Data to use:
********************
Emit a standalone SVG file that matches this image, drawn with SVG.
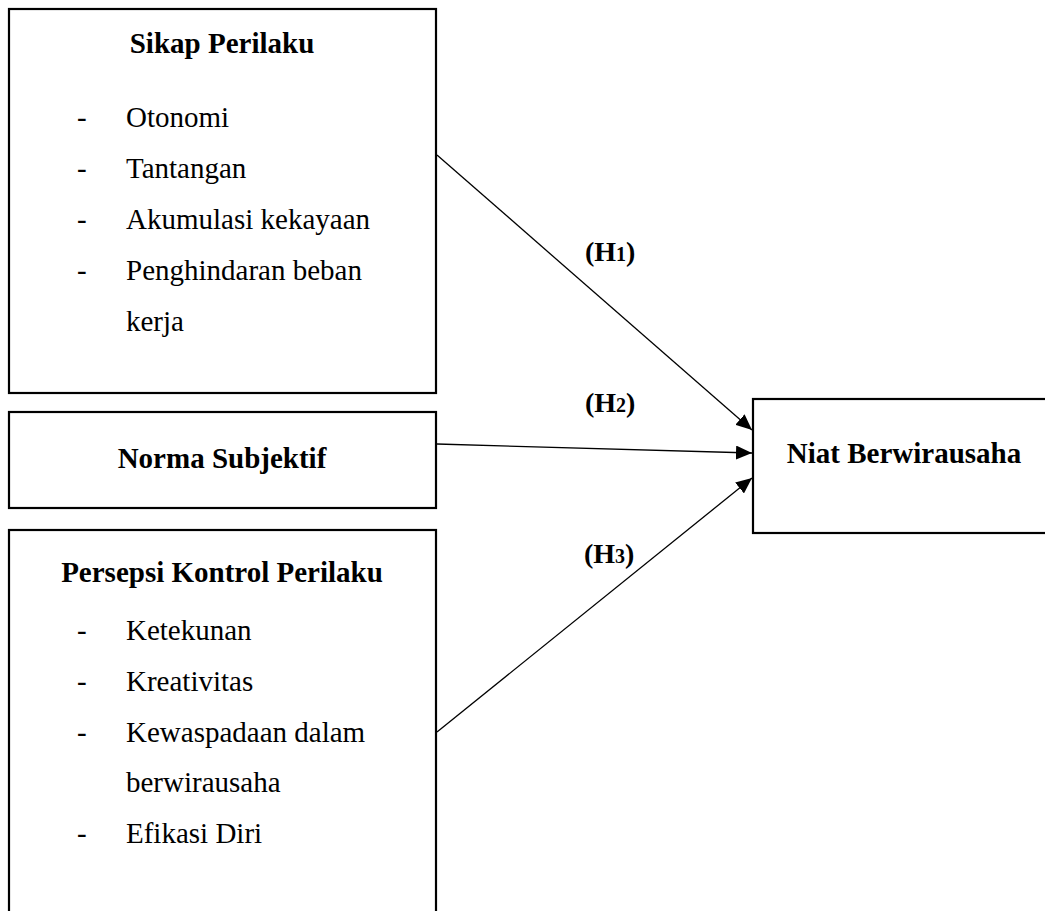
********************
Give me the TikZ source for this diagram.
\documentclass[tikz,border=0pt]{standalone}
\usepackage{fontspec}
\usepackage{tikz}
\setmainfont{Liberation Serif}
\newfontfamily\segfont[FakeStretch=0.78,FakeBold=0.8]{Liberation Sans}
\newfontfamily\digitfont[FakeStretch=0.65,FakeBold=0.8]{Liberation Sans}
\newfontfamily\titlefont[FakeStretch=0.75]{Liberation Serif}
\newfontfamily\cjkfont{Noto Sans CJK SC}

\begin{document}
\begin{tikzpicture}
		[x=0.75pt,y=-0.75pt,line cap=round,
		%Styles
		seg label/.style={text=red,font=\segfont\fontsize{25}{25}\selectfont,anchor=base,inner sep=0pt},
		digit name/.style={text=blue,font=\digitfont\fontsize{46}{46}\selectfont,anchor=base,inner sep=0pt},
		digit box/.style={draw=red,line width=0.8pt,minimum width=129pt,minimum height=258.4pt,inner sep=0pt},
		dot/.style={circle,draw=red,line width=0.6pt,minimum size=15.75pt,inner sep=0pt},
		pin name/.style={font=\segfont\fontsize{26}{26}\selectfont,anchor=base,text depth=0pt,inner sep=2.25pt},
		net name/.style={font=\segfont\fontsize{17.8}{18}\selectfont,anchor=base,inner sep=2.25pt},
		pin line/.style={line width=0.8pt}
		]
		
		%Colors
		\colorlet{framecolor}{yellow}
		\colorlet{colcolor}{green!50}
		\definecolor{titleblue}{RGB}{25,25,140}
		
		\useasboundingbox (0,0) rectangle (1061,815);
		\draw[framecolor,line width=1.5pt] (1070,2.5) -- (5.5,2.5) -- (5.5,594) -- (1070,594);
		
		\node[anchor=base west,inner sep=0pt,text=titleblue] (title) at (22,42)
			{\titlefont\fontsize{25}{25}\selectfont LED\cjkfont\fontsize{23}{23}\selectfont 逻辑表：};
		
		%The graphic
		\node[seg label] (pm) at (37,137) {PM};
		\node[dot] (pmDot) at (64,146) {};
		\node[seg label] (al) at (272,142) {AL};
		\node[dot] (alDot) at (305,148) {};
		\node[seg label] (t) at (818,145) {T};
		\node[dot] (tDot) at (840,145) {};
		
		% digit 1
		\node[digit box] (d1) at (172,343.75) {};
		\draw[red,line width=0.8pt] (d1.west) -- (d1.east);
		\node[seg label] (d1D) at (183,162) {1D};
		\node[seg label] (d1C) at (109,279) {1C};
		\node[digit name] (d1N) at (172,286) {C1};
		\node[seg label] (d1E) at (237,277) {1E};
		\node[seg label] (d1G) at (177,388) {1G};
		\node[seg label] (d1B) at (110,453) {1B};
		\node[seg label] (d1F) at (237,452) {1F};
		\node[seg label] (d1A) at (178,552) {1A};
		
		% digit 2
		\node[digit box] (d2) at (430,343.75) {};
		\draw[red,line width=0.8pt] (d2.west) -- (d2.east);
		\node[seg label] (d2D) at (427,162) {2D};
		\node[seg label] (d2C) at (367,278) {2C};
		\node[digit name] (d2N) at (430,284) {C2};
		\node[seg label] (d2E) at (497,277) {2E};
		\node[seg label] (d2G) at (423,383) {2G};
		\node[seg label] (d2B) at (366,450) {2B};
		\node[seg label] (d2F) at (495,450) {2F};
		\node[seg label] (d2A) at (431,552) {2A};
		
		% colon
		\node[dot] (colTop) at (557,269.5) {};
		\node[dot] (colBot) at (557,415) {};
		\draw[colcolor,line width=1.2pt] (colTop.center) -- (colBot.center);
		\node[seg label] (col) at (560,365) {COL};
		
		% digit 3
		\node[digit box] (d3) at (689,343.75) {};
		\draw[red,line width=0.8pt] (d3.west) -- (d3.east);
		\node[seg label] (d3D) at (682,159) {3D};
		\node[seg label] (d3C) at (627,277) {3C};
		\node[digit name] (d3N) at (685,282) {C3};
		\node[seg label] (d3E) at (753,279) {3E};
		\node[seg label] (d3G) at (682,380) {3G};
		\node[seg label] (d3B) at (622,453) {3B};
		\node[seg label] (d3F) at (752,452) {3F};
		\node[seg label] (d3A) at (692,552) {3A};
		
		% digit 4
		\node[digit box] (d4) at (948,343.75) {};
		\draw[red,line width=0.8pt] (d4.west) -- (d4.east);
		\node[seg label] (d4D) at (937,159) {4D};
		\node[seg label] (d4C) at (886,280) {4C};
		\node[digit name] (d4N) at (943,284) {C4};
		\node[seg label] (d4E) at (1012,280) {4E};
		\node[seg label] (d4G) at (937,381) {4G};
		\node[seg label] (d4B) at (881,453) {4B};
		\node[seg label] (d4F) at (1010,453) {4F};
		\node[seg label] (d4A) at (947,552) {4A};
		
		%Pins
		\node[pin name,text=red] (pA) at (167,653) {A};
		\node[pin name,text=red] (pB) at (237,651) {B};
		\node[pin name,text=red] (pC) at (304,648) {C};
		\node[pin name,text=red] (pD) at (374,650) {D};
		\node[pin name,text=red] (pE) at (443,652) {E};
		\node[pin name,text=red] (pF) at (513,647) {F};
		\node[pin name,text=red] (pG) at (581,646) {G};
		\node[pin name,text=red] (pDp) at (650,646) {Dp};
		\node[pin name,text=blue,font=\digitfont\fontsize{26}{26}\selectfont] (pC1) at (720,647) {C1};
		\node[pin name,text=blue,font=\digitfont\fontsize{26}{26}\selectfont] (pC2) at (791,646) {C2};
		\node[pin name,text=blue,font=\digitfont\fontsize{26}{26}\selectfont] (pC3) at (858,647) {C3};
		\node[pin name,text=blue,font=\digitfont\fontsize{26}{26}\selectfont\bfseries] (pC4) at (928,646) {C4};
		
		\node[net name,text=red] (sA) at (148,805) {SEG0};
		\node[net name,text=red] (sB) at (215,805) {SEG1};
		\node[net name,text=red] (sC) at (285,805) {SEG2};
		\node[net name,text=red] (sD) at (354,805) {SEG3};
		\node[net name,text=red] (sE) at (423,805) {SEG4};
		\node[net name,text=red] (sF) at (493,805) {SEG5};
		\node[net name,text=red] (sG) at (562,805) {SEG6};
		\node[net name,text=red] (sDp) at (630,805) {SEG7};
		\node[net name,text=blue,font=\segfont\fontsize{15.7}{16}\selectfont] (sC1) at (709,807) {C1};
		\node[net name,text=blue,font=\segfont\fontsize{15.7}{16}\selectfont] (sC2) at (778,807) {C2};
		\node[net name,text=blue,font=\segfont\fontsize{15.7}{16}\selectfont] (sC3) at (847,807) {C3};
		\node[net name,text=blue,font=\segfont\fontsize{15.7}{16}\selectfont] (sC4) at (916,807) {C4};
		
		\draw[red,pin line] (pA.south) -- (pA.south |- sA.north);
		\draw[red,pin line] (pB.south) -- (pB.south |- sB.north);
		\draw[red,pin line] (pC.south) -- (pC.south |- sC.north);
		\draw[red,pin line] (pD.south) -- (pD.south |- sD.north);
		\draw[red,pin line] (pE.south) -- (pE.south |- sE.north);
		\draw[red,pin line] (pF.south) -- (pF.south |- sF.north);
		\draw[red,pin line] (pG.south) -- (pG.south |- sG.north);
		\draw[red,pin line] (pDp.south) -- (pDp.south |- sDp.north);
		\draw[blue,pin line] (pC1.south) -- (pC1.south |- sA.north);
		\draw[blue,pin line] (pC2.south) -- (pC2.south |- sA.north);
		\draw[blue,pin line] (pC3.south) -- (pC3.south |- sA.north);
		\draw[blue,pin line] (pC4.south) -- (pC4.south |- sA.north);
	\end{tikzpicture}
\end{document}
********************
Your task is to repeat the lines from the one containing "Give me the TikZ source for this diagram." to the one containing "(tDot) at (840,145)", both lines included. Leave out every other line.

Expected answer:
Give me the TikZ source for this diagram.
\documentclass[tikz,border=0pt]{standalone}
\usepackage{fontspec}
\usepackage{tikz}
\setmainfont{Liberation Serif}
\newfontfamily\segfont[FakeStretch=0.78,FakeBold=0.8]{Liberation Sans}
\newfontfamily\digitfont[FakeStretch=0.65,FakeBold=0.8]{Liberation Sans}
\newfontfamily\titlefont[FakeStretch=0.75]{Liberation Serif}
\newfontfamily\cjkfont{Noto Sans CJK SC}

\begin{document}
\begin{tikzpicture}
		[x=0.75pt,y=-0.75pt,line cap=round,
		%Styles
		seg label/.style={text=red,font=\segfont\fontsize{25}{25}\selectfont,anchor=base,inner sep=0pt},
		digit name/.style={text=blue,font=\digitfont\fontsize{46}{46}\selectfont,anchor=base,inner sep=0pt},
		digit box/.style={draw=red,line width=0.8pt,minimum width=129pt,minimum height=258.4pt,inner sep=0pt},
		dot/.style={circle,draw=red,line width=0.6pt,minimum size=15.75pt,inner sep=0pt},
		pin name/.style={font=\segfont\fontsize{26}{26}\selectfont,anchor=base,text depth=0pt,inner sep=2.25pt},
		net name/.style={font=\segfont\fontsize{17.8}{18}\selectfont,anchor=base,inner sep=2.25pt},
		pin line/.style={line width=0.8pt}
		]
		
		%Colors
		\colorlet{framecolor}{yellow}
		\colorlet{colcolor}{green!50}
		\definecolor{titleblue}{RGB}{25,25,140}
		
		\useasboundingbox (0,0) rectangle (1061,815);
		\draw[framecolor,line width=1.5pt] (1070,2.5) -- (5.5,2.5) -- (5.5,594) -- (1070,594);
		
		\node[anchor=base west,inner sep=0pt,text=titleblue] (title) at (22,42)
			{\titlefont\fontsize{25}{25}\selectfont LED\cjkfont\fontsize{23}{23}\selectfont 逻辑表：};
		
		%The graphic
		\node[seg label] (pm) at (37,137) {PM};
		\node[dot] (pmDot) at (64,146) {};
		\node[seg label] (al) at (272,142) {AL};
		\node[dot] (alDot) at (305,148) {};
		\node[seg label] (t) at (818,145) {T};
		\node[dot] (tDot) at (840,145) {};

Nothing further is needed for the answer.